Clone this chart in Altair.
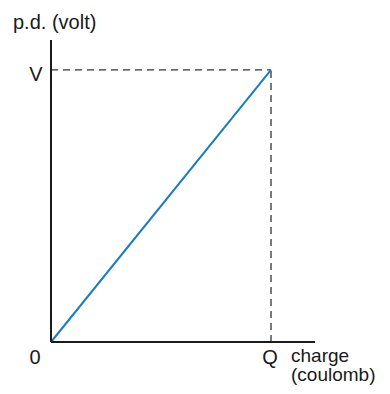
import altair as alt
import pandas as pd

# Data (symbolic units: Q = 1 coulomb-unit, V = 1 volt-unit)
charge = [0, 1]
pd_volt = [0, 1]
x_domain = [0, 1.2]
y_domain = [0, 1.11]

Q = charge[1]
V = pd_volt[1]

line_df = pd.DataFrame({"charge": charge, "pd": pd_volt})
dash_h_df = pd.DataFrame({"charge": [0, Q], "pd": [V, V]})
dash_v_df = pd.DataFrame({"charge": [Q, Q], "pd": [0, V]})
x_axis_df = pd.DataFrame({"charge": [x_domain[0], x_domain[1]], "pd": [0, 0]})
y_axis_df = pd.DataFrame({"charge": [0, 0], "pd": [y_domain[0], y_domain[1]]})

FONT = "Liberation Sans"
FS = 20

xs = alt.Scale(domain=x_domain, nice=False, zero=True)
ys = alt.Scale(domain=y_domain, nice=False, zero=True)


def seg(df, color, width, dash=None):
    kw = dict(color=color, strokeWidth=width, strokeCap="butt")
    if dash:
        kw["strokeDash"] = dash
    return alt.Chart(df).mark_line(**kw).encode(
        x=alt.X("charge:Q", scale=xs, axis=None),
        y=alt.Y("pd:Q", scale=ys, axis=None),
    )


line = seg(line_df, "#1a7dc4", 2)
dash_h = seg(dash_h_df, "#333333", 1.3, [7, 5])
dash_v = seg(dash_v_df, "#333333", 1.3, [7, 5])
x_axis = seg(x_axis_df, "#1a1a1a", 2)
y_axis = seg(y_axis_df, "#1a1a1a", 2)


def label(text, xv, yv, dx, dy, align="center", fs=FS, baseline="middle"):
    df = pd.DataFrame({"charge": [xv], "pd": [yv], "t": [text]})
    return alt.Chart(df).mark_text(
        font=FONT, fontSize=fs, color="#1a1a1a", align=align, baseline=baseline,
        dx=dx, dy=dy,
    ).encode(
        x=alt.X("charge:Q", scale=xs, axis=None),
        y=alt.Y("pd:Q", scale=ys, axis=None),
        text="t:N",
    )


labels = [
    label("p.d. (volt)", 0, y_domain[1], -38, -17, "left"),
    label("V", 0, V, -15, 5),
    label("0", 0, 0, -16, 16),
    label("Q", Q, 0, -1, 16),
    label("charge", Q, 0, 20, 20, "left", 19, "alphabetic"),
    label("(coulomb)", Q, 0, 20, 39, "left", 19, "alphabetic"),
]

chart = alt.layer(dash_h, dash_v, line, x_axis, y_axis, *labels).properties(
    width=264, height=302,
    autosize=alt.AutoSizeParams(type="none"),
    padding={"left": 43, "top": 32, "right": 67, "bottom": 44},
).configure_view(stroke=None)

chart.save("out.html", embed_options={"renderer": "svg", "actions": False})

++++

→ **WHAT THE EXERCISE ASKS**: Go through the material above and print all of it exactly, except the pictures.

→ **REPLY TO THE EXERCISE**:
Clone this chart in Altair.
import altair as alt
import pandas as pd

# Data (symbolic units: Q = 1 coulomb-unit, V = 1 volt-unit)
charge = [0, 1]
pd_volt = [0, 1]
x_domain = [0, 1.2]
y_domain = [0, 1.11]

Q = charge[1]
V = pd_volt[1]

line_df = pd.DataFrame({"charge": charge, "pd": pd_volt})
dash_h_df = pd.DataFrame({"charge": [0, Q], "pd": [V, V]})
dash_v_df = pd.DataFrame({"charge": [Q, Q], "pd": [0, V]})
x_axis_df = pd.DataFrame({"charge": [x_domain[0], x_domain[1]], "pd": [0, 0]})
y_axis_df = pd.DataFrame({"charge": [0, 0], "pd": [y_domain[0], y_domain[1]]})

FONT = "Liberation Sans"
FS = 20

xs = alt.Scale(domain=x_domain, nice=False, zero=True)
ys = alt.Scale(domain=y_domain, nice=False, zero=True)


def seg(df, color, width, dash=None):
    kw = dict(color=color, strokeWidth=width, strokeCap="butt")
    if dash:
        kw["strokeDash"] = dash
    return alt.Chart(df).mark_line(**kw).encode(
        x=alt.X("charge:Q", scale=xs, axis=None),
        y=alt.Y("pd:Q", scale=ys, axis=None),
    )


line = seg(line_df, "#1a7dc4", 2)
dash_h = seg(dash_h_df, "#333333", 1.3, [7, 5])
dash_v = seg(dash_v_df, "#333333", 1.3, [7, 5])
x_axis = seg(x_axis_df, "#1a1a1a", 2)
y_axis = seg(y_axis_df, "#1a1a1a", 2)


def label(text, xv, yv, dx, dy, align="center", fs=FS, baseline="middle"):
    df = pd.DataFrame({"charge": [xv], "pd": [yv], "t": [text]})
    return alt.Chart(df).mark_text(
        font=FONT, fontSize=fs, color="#1a1a1a", align=align, baseline=baseline,
        dx=dx, dy=dy,
    ).encode(
        x=alt.X("charge:Q", scale=xs, axis=None),
        y=alt.Y("pd:Q", scale=ys, axis=None),
        text="t:N",
    )


labels = [
    label("p.d. (volt)", 0, y_domain[1], -38, -17, "left"),
    label("V", 0, V, -15, 5),
    label("0", 0, 0, -16, 16),
    label("Q", Q, 0, -1, 16),
    label("charge", Q, 0, 20, 20, "left", 19, "alphabetic"),
    label("(coulomb)", Q, 0, 20, 39, "left", 19, "alphabetic"),
]

chart = alt.layer(dash_h, dash_v, line, x_axis, y_axis, *labels).properties(
    width=264, height=302,
    autosize=alt.AutoSizeParams(type="none"),
    padding={"left": 43, "top": 32, "right": 67, "bottom": 44},
).configure_view(stroke=None)

chart.save("out.html", embed_options={"renderer": "svg", "actions": False})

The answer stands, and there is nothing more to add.